By the time I finally got my lunch, I was grateful for the extra 15 minutes.  Otherwise, I wouldn’t have been able to eat.  I sat with a parent and his child, one of my students, who were sitting by themselves.  I had to initiate every sentence of the conversation, which is a strain to someone like me who is not an extrovert.  I began to wonder if I was making the two of them as uncomfortable as they were making me, and I started to wish lunch WAS over.  As it was, I didn’t get to finish my lunch, but I’m used to that.

The lunch room monitors came, blew their whistle, and called for my students to line up.  They came dutifully, and I began to do my usual headcount.  1, 2, 3, …  I was four short!  I recounted.  I was still missing four children.  I scanned the cafeteria to see if I could figure out where they had chosen to sit.  There was no sign of them.  I counted again, hoping by some miracle that they had appeared out of nowhere.  No such luck.  Where WERE these kids?  I didn’t want to leave the cafeteria without them.  I scanned the room again in desperation, panic beginning to rise.

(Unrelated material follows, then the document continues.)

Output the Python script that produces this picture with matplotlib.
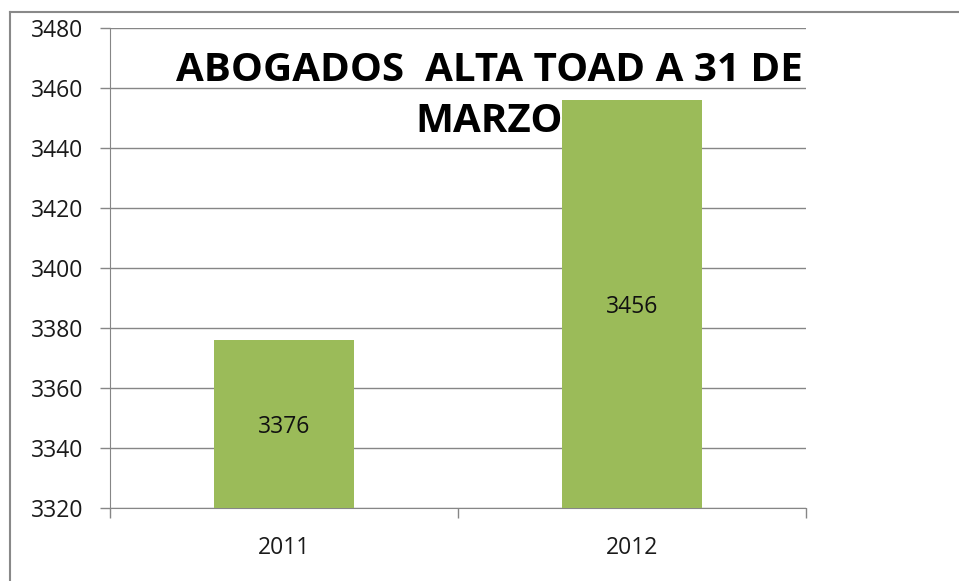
import matplotlib.pyplot as plt
from matplotlib.lines import Line2D

years = ["2011", "2012"]
abogados = [3376, 3456]
y_ticks = [3320, 3340, 3360, 3380, 3400, 3420, 3440, 3460, 3480]

W, H = 959, 581
fig = plt.figure(figsize=(W / 100, H / 100), dpi=100)
ax = fig.add_axes([110 / W, (H - 508) / H, (806 - 110) / W, (508 - 28) / H])

gris = "#868686"
x = list(range(len(years)))
bars = ax.bar(x, [v - y_ticks[0] for v in abogados], bottom=y_ticks[0],
              width=0.4, color="#9BBB59", zorder=3)

for xi, v in zip(x, abogados):
    ax.text(xi, (v + y_ticks[0]) / 2 - 1, str(v), ha="center", va="center",
            fontsize=16.5, color="#111111", family="Open Sans", zorder=4)

ax.set_xlim(-0.5, len(years) - 0.5)
ax.set_ylim(y_ticks[0], y_ticks[-1])
ax.set_yticks(y_ticks)
ax.set_xticks(x)
ax.set_xticklabels(years)
ax.set_xticks([-0.5, 0.5, 1.5], minor=True)
ax.tick_params(axis="x", which="major", length=0, pad=20)
ax.tick_params(axis="x", which="minor", length=7, color=gris, width=1)
ax.tick_params(axis="y", length=7, color=gris, width=1, pad=12)
for lab in ax.get_xticklabels() + ax.get_yticklabels():
    lab.set_family("Open Sans")
    lab.set_fontsize(16.5)
    lab.set_color("#1a1a1a")

ax.grid(axis="y", color=gris, linewidth=1, zorder=0)
ax.spines["top"].set_visible(False)
ax.spines["right"].set_visible(False)
ax.spines["left"].set_color(gris)
ax.spines["bottom"].set_color(gris)

fig.text(489 / W, 1 - 96 / H, "ABOGADOS  ALTA TOAD A 31 DE\nMARZO",
         ha="center", va="center", fontsize=29, fontweight="bold",
         family="Open Sans", linespacing=1.42, zorder=5)

# borde del grafico
fig.add_artist(Line2D([10 / W, 1], [1 - 12 / H, 1 - 12 / H], color="#898989", lw=1.5))
fig.add_artist(Line2D([10 / W, 10 / W], [0, 1 - 12 / H], color="#898989", lw=1.5))

fig.savefig("out.png", dpi=100)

Just then, one of my parents came through the doorway of the cafeteria with her child.  Thank goodness!  There was one down, three to go.  The mother came up to me and in broken English informed me that there were children and parents in my classroom.  She said she had told them she didn’t think they should be in there, but only she had come back to the cafeteria.  Really?!  On that piece of information, I ushered my class line out into the hallway and down toward our room.  Sure enough, when we got to the classroom door, there were the three children and their siblings and their parents, dragging books off the bookshelves and dumping math manipulatives out of their bins and onto the floor, having a marvelous time and making a wreck out of my room.  A couple of them were the same ones whose parents allowed them to trash my room on curriculum night (remind me to tell you about that one sometime), so I wasn’t entirely surprised, but still.  Are you kidding me?

A teacher’s classroom is like her second home.  It is our second home.  We spend about as much time there as we do our actual home.  I don’t care if you are taxpayers and part of your money went to pay for many of the things in that room.  It doesn’t give you the right to come in and do whatever you want.  I would never come into your home and start taking things out of your cabinets and drawers and strewing them around the floor.  What are you parents thinking?????  This was a first for me.  I have NEVER seen parents act with so little consideration as the group I have this year.  So despite my best efforts, I STILL had to shoo parents out of my room at the end of lunch, although I tried to do it graciously, more graciously than they had treated me, I might point out.  I also had to put my room to rights before we could continue our day.  Not-so-happy Thanksgiving!